The Preferential Regulatory Treatment of the German Pfandbrief
The legal profession understands the concept of “preferential treatment” as being a justified, positive exemption from the rule of equal treatment. We all know that apples and oranges both are fruit, but they are different things and cannot be compared. And one shouldn't use oranges if your recipe is for apple pie. Similarly, a Pfandbrief is a security instrument and a specific form of “covered bond”, but there are various good or even imperative reasons for treating it differently than other securities in legal terms. This article dis-cusses the preferential regulatory treatment of the German Pfandbrief in this sense.

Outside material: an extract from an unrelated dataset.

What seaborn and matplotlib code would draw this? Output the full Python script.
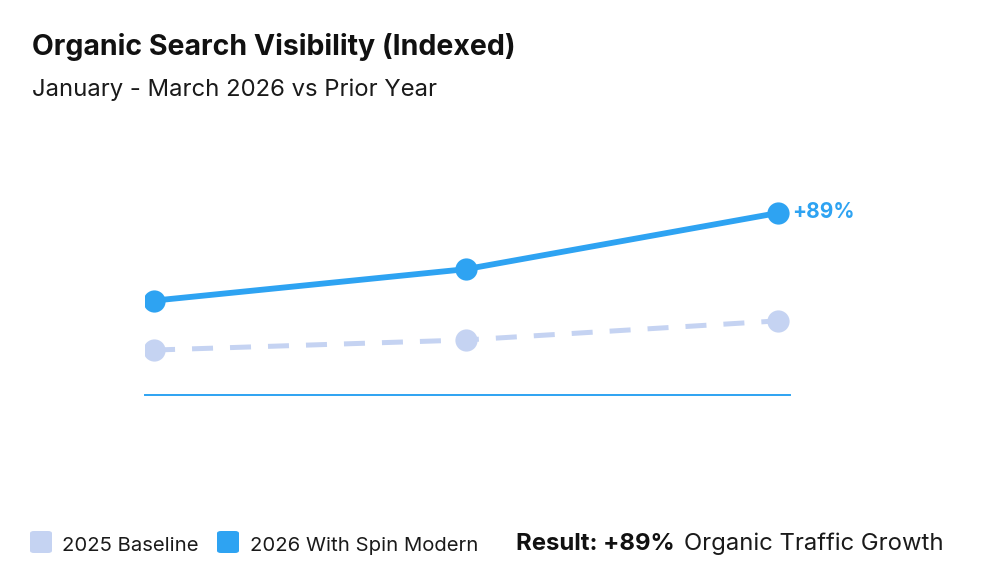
import pandas as pd
import matplotlib.pyplot as plt
import seaborn as sns
from matplotlib.patches import FancyBboxPatch

# Data (index values)
months = ["Jan", "Feb", "Mar"]
baseline_2025 = [100, 104.5, 113]
spin_2026 = [122, 136, 161]
growth_label = "+89%"

BLUE = "#2ea3f2"
LAVENDER = "#c5d3f2"


def main():
    sns.set_theme(style="white")
    plt.rcParams['font.family'] = ['Inter', 'DejaVu Sans']

    df = pd.DataFrame({
        'x': list(range(len(months))) * 2,
        'value': baseline_2025 + spin_2026,
        'series': ['2025 Baseline'] * 3 + ['2026 With Spin Modern'] * 3,
    })

    fig = plt.figure(figsize=(9.98, 5.81), dpi=100)
    ax = fig.add_axes([0.1453, 0.3201, 0.6463, 0.4217])

    base = df[df['series'] == '2025 Baseline']
    spin = df[df['series'] == '2026 With Spin Modern']
    sns.lineplot(data=base, x='x', y='value', ax=ax, color=LAVENDER, lw=3.6,
                 marker='o', markersize=16, markeredgewidth=0,
                 dashes=False, linestyle=(0, (4.2, 3.4)))
    sns.lineplot(data=spin, x='x', y='value', ax=ax, color=BLUE, lw=4.2,
                 marker='o', markersize=16, markeredgewidth=0)

    ax.annotate(growth_label, xy=(2, spin_2026[-1]), xytext=(10, 1),
                textcoords='offset points', ha='left', va='center',
                color=BLUE, fontsize=15, fontweight='bold')

    ax.set_xlim(-0.029, 2.038)
    ax.set_ylim(80, 189)
    ax.set_xticks([])
    ax.set_yticks([])
    ax.set_xlabel('')
    ax.set_ylabel('')
    for side in ['top', 'right', 'left']:
        ax.spines[side].set_visible(False)
    ax.spines['bottom'].set_color(BLUE)
    ax.spines['bottom'].set_linewidth(1.4)
    ax.patch.set_alpha(0)

    # Titles
    fig.text(0.032, 1 - 55 / 581, "Organic Search Visibility (Indexed)",
             fontsize=20.5, fontweight='bold', color='#111111', va='baseline')
    fig.text(0.032, 1 - 96 / 581, "January - March 2026 vs Prior Year",
             fontsize=17.2, color='#1a1a1a', va='baseline')

    # Legend swatches
    for x0, tx, col, label in [(30, 62, LAVENDER, "2025 Baseline"),
                               (217, 250, BLUE, "2026 With Spin Modern")]:
        fig.patches.append(FancyBboxPatch(
            (x0 / 998, 1 - 553 / 581), 22 / 998, 22 / 581,
            boxstyle="round,pad=0,rounding_size=0.004",
            transform=fig.transFigure, facecolor=col, edgecolor='none'))
        fig.text(tx / 998, 1 - 551 / 581, label, fontsize=14.6,
                 color='#1a1a1a', va='baseline')

    fig.text(516 / 998, 1 - 550 / 581, "Result: +89%", fontsize=17.2,
             fontweight='bold', color='#111111', va='baseline')
    fig.text(684 / 998, 1 - 550 / 581, "Organic Traffic Growth", fontsize=17.2,
             color='#1a1a1a', va='baseline')

    fig.savefig("out.png", dpi=100)


if __name__ == "__main__":
    main()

Good or even imperative reasons? Notably, the German Pfandbrief has been around for almost 250 years. As its structure is defined by statute, the Pfandbrief comes with a high level of security, especially with the highest possible degree of insolvency remoteness, a verifiable valuation of its cover assets, robust revenues and liquid trading markets with little market volatility, all making it the primary funding tool in the German banking sector, writing a true story of success. There has never ever been a Pfandbrief crunch, neither in the two world wars nor in the most recent crises, meaning the global financial markets crisis and the European public finances crisis. These facts not only make the Pfandbrief attractive to investors but also allow legislators and regulators to treat the Pfandbrief differently than other securities, at least in part.